"Right. In other words, the faithful have some say in what is and isn't absolute truth. I like the Roman position much better, thank you."
Well, you demonstrate one of the differences between the One Church of the 7 Ecumenical Councils and what developed in the West. The Orthodox system is one of "syndeesmos" or a sort of partnership among the hierarchs, clergy and the laity, each having its own function and proper role and together making up The Church. The Roman Church is a top down system. In Orthodoxy, infallibilty rests with The Church while in the Roman system it dogmatically rests with the Pope; two different systems which, having lasted a very long time, have formed the essential, and different, phronema or worldview of each particular church and its members. As Orthodox, we believe that the Roman system has lead to error and innovation but we also recognize the historical fact that the proper exercise of the Petrine Office also, on numerous occasions in the Pre Schism Church, assured the survival of Orthodoxy against the assaults of heretical groups.
And that is a very important point to remember! Orthodoxy, as well as Roman Catholicism, by and of themselves did not stop heresy. Obviously, the Church is stronger when it is united. A divided Church in not immune from corruption and fallout, and history proves it.
Were it not for the Orthodox Popes, the East would most probaly have slipped into Monothelism or Arianism, or Monophysitism, as what happened with the so-called Oriental Orthodox Churches. At the same time, it is obvious that had the Latin Church not fallen victim to its own innovations, the Protestant tragedy would most probably have been averted. But by that time the whole concept of the Petrine Office was redefined and the Orthodoxy was not there to counter-balance their errors.
It is therefore obvious that only an undivided Church can resist the gates of hell. As the saying says -- united, we stand; divided, we fall. The hierarchs of both sides of the divide now more than ever recognize it and are bent on overcoming that which divides us.

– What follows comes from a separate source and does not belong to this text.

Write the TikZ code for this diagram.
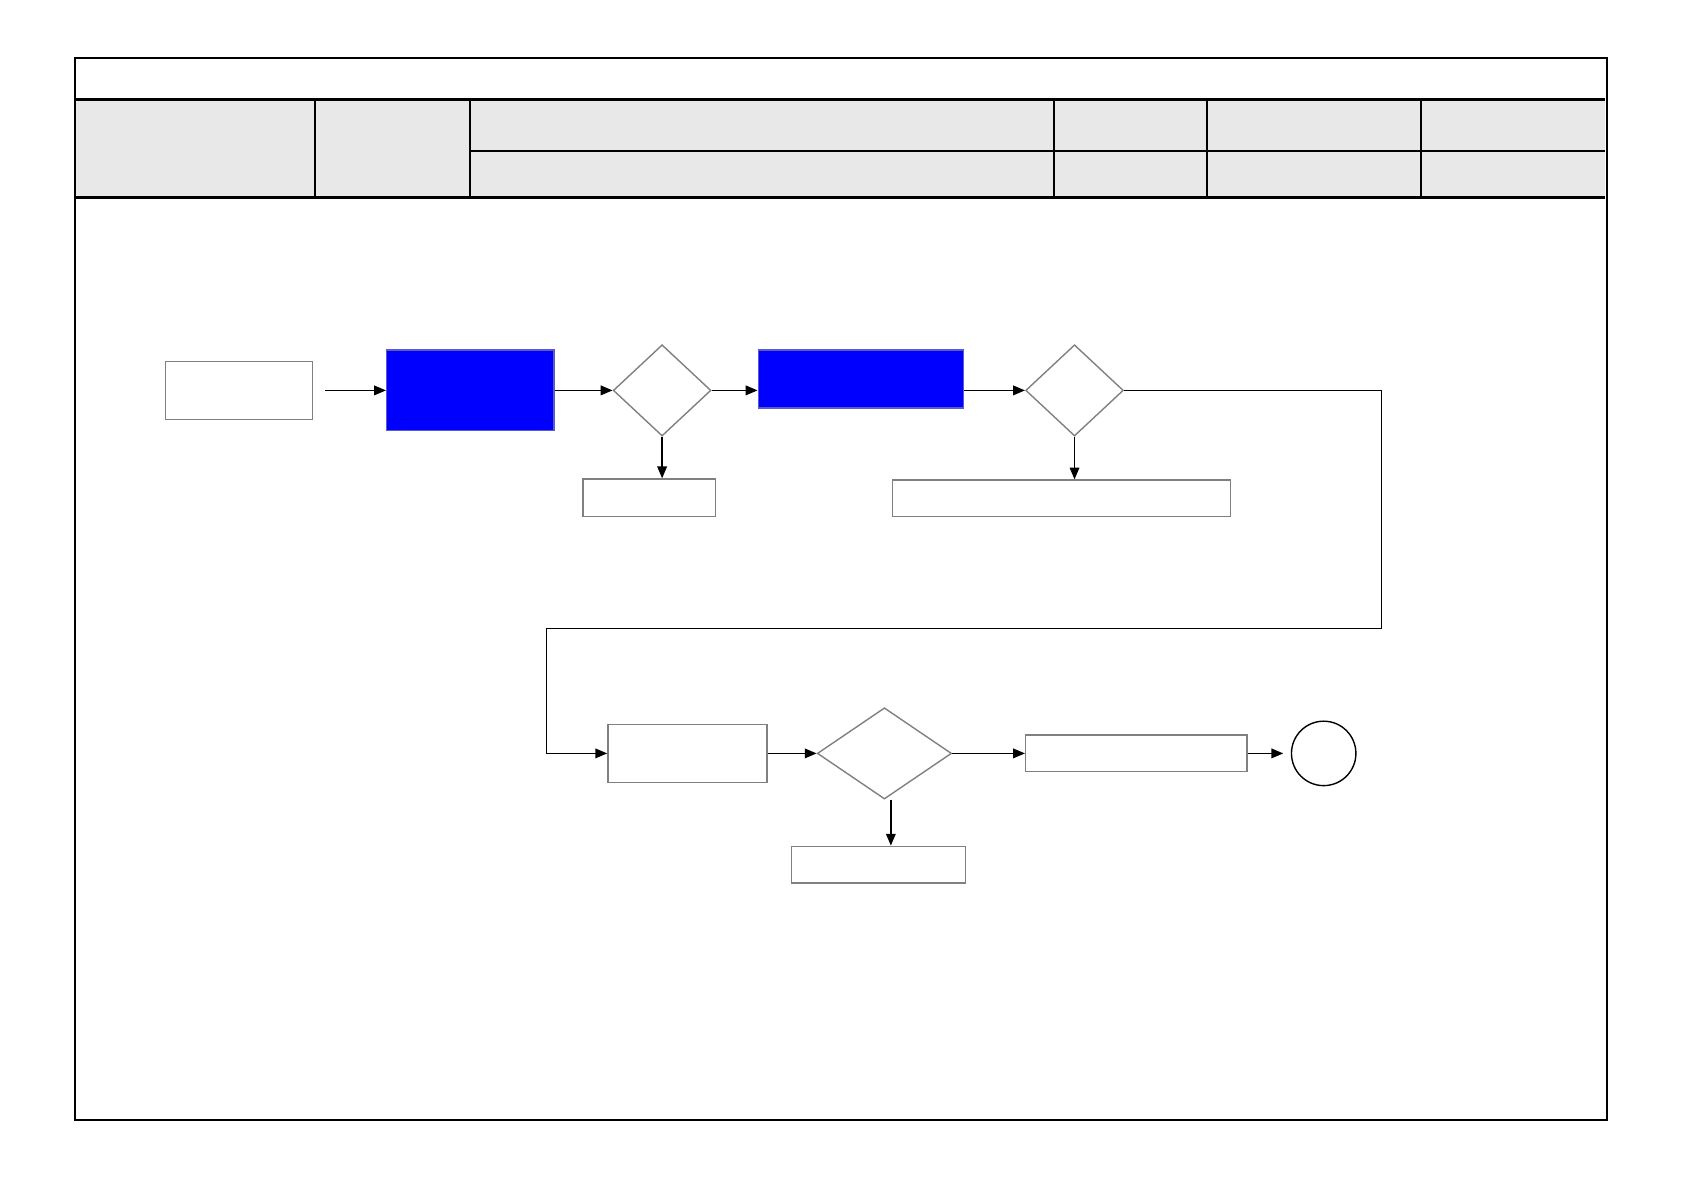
\documentclass[tikz,border=0pt]{standalone}
\usetikzlibrary{arrows.meta,shapes.geometric,calc}
\definecolor{hdrgray}{RGB}{232,232,232}
\definecolor{pureblue}{RGB}{0,0,255}
\definecolor{bluebord}{RGB}{90,90,200}
\definecolor{boxgray}{RGB}{128,128,128}
\begin{document}
\begin{tikzpicture}[x=1pt,y=-1pt,
  gbox/.style={draw=boxgray,line width=1.3pt,fill=white,inner sep=0pt},
  bbox/.style={draw=bluebord,line width=1.3pt,fill=pureblue,inner sep=0pt},
  dec/.style={diamond,draw=boxgray,line width=1.3pt,fill=white,inner sep=0pt,aspect=1},
  conn/.style={line width=1.2pt,-{Triangle[length=11pt,width=9pt]}},
  plain/.style={line width=1.2pt},
  frame/.style={line width=1.6pt},
  hdr line/.style={line width=2.8pt},
  col line/.style={line width=1.8pt}]
\useasboundingbox (0,0) rectangle (1568,1108);
% header
\fill[hdrgray] (70,93) rectangle (1494,184);
\draw[col line] (293,93) -- (293,184);
\draw[col line] (438,93) -- (438,184);
\draw[col line] (981,93) -- (981,184);
\draw[col line] (1124,93) -- (1124,184);
\draw[col line] (1323,93) -- (1323,184);
\draw[col line] (438,141) -- (1494,141);
\draw[hdr line] (70,93) -- (1494,93);
\draw[hdr line] (70,184) -- (1494,184);
\draw[frame] (70,54) rectangle (1496,1043);
% nodes
\node[gbox,minimum width=137pt,minimum height=54pt] (A) at (222.5,363.5) {};
\node[bbox,minimum width=156pt,minimum height=75pt] (B) at (438,363.5) {};
\node[dec,minimum width=91pt,minimum height=85pt] (D1) at (616.5,363.5) {};
\node[gbox,minimum width=123pt,minimum height=35pt] (E1) at (604.5,463.5) {};
\node[bbox,minimum width=191pt,minimum height=54pt] (C) at (801.5,353) {};
\node[dec,minimum width=91pt,minimum height=85pt] (D2) at (1000.5,363.5) {};
\node[gbox,minimum width=315pt,minimum height=34pt] (E2) at (988.5,464) {};
\node[gbox,minimum width=148pt,minimum height=54pt] (F) at (640,701.5) {};
\node[dec,minimum width=125pt,minimum height=85pt] (D3) at (823.5,701.5) {};
\node[gbox,minimum width=206pt,minimum height=34pt] (G) at (1058,701.5) {};
\node[circle,draw=black,line width=1.3pt,minimum size=60pt,inner sep=0pt] (O) at (1232.5,701.5) {};
\node[gbox,minimum width=162pt,minimum height=34pt] (H) at (818,805) {};
\coordinate (t1) at (1286,363.5);
\coordinate (t2) at (509,585);
% connectors
\draw[conn,shorten <=11pt] (A.east) -- (B.west);
\draw[conn] (B.east |- D1) -- (D1.west);
\draw[conn] (D1.east) -- (D1.east -| C.west);
\draw[conn] (D1.south) -- (D1.south |- E1.north);
\draw[conn] (C.east |- D2) -- (D2.west);
\draw[conn] (D2.south) -- (D2.south |- E2.north);
\draw[plain] (D2.east) -- (t1) |- (t2);
\draw[conn] (t2) |- (F.west);
\draw[conn] (F.east |- D3) -- (D3.west);
\draw[conn] (D3.east) -- (D3.east -| G.west);
\draw[conn,shorten >=7pt] (G.east) -- (O.west);
\draw[conn] ([xshift=6pt]D3.south) -- ([xshift=6pt]D3.south |- H.north);
\end{tikzpicture}
\end{document}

That hardly describes the situation on the ground. A cursory view of the Church's life in the US will shatter the illusion that the Church is top-down here! Consider the many bishops who openly flaunt correction from Rome. If Rome was such an autocratic monarchy that you portray, we'd see bishops removed from office (perhaps many would desire this). As to Councils and Dogma, the Pope has rarely executed the Extraordinary charism that was defined at Vatican 1. I count two occasions in the past 150 years. Not the definition of a top-down organization. The individuals bishops have are relatively autonomous. Sure, occasionaly they must answer to Rome, such as on the priest's sexual abuse issues. But really, Rome is not a force at the local level.